Another traditional finish for furniture is beeswax, usually softened with linseed oil and/or turpentine. While both scholars and woodworkers seem to take this method as a given, I have yet to find any primary sources that refer to this specific practice prior to the 17th century. It is certainly a logical assumption, as the ingredients were commonly available and known to be used in later periods, but the documentary evidence thus far is thin.












Paint


As furniture manufacture became more and more dominated by specialist trades (such as joiners, turners, and coffer-makers), so decoration became the domain of painters and stainers, gilders, and carvers. While the makers of furniture (particularly in areas less regulated by the guild system) might provide some simple decoration (such as chip carving), the complexity of grinding pigments, preparing oils and gessos, and other tasks associated with painting make it likely that quality work was performed by dedicated professionals.


Evidence for painting interior woodwork dates back to at least the 13th century, when Henry III ordered that, "that the posts of his chamber at Ludgershall should be painted the colour of marble, and then years later that the pillars and arches of the hall in Guildford Castle should be marbled.6" Again, we must make an assumption that techniques used in architectural woodwork were also applied to furniture for this to be useful.


Actual painted furniture is harder to document, and surviving pieces retain only small fragments of their original paint and so only hint at how they may have appeared. One of the earliest surviving English pieces, a boarded chest from the mid-14th century, retains the owner's heraldry inside the lid, though the outside decoration has been lost7. Numerous wills and inventories however make it clear that painted furniture was not uncommon, with red and green being popular colors.


Medieval paints generally fall into three categories: tempera (egg-based), oils (usually based on linseed oil, though others were used), and casein (milk-based). Pigments were usually earth-based (minerals and oxides) or vegetable-based. Many recipes survive, such as those in the sources cited above.













Conclusion


For unpainted pieces, I prefer a simple linseed oil finish, sometimes with beeswax. This finish is very simple to apply, provides a small measure of protection, and is easy to fix when it becomes dirty or worn. On most woods it will darken the color somewhat and bring out the grain pattern. The drawback of an oil finish is that it will tend to waterspot and needs to be replenished periodically.


For painting my preference is milk paint (or casein paint). Though I have yet to find any direct medieval references to its use, I prefer it because modern milk paints use natural earth pigments, and so the colors are probably closer to medieval paints than most manufactured oil or tempera paints. Milk paints do not chip like most painted surfaces. Particularly when covered with a coat of linseed oil, it provides a deep, rich color that is very durable.


Notes


  1. 1.Schmidt pg. 322.

  2. 2.Salzman, pg. 159.

  3. 3.Chinnery, pg. 217.

  4. 4.Merrifield, pp. 64, 80.

  5. 5.Merrifield, pg. 592.

  6. 6.Amman, pg. 96.

  7. 7.Salzman, pg. 159.

  8. 8.Chinnery, pg. 137.














Bibliography


Amman, Jost. The Book of Trades. Dover Publications Inc., 1973.

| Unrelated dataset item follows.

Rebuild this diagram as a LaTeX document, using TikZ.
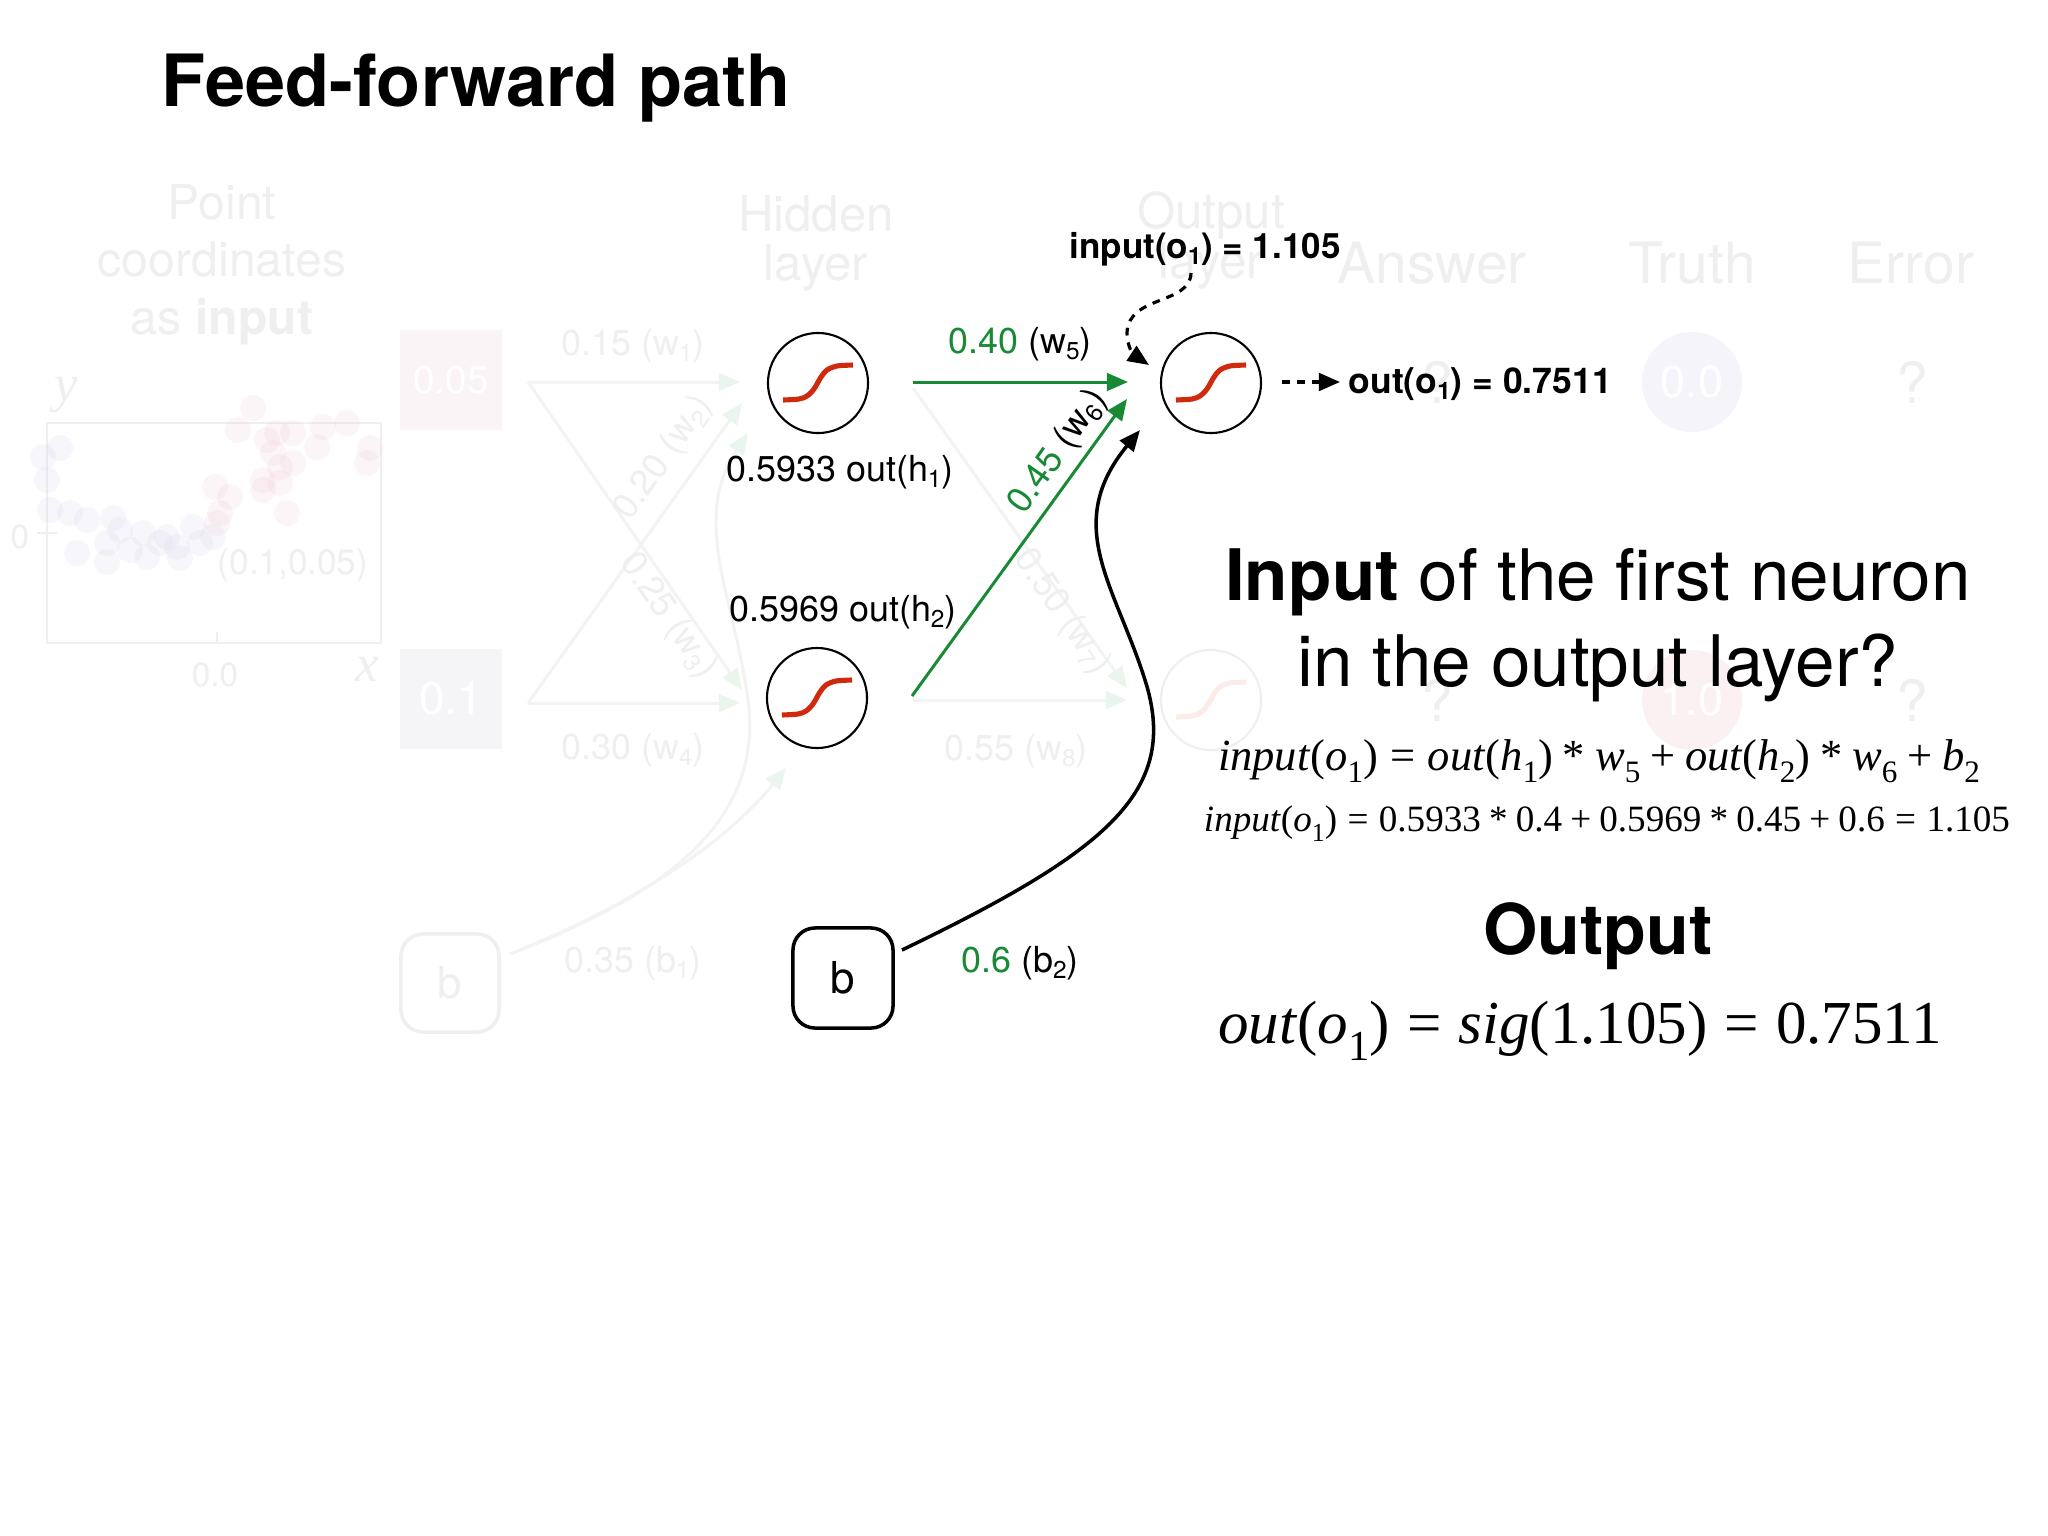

Chinnery, Victor. Oak Furniture, the British Tradition. Antique Collectors' Club, Suffolk, 1979.


Merrifield, Mary P. (editor/translator). Medieval and Renaissance Treatises on the Arts of Painting. Dover Publications, Inc., Mineola, NY,1967.


Salzman, L.F. Building in England Down to 1540. Oxford University Press, Oxford, 1952 (Special edition for Sandpiper Books Ltd., 1997).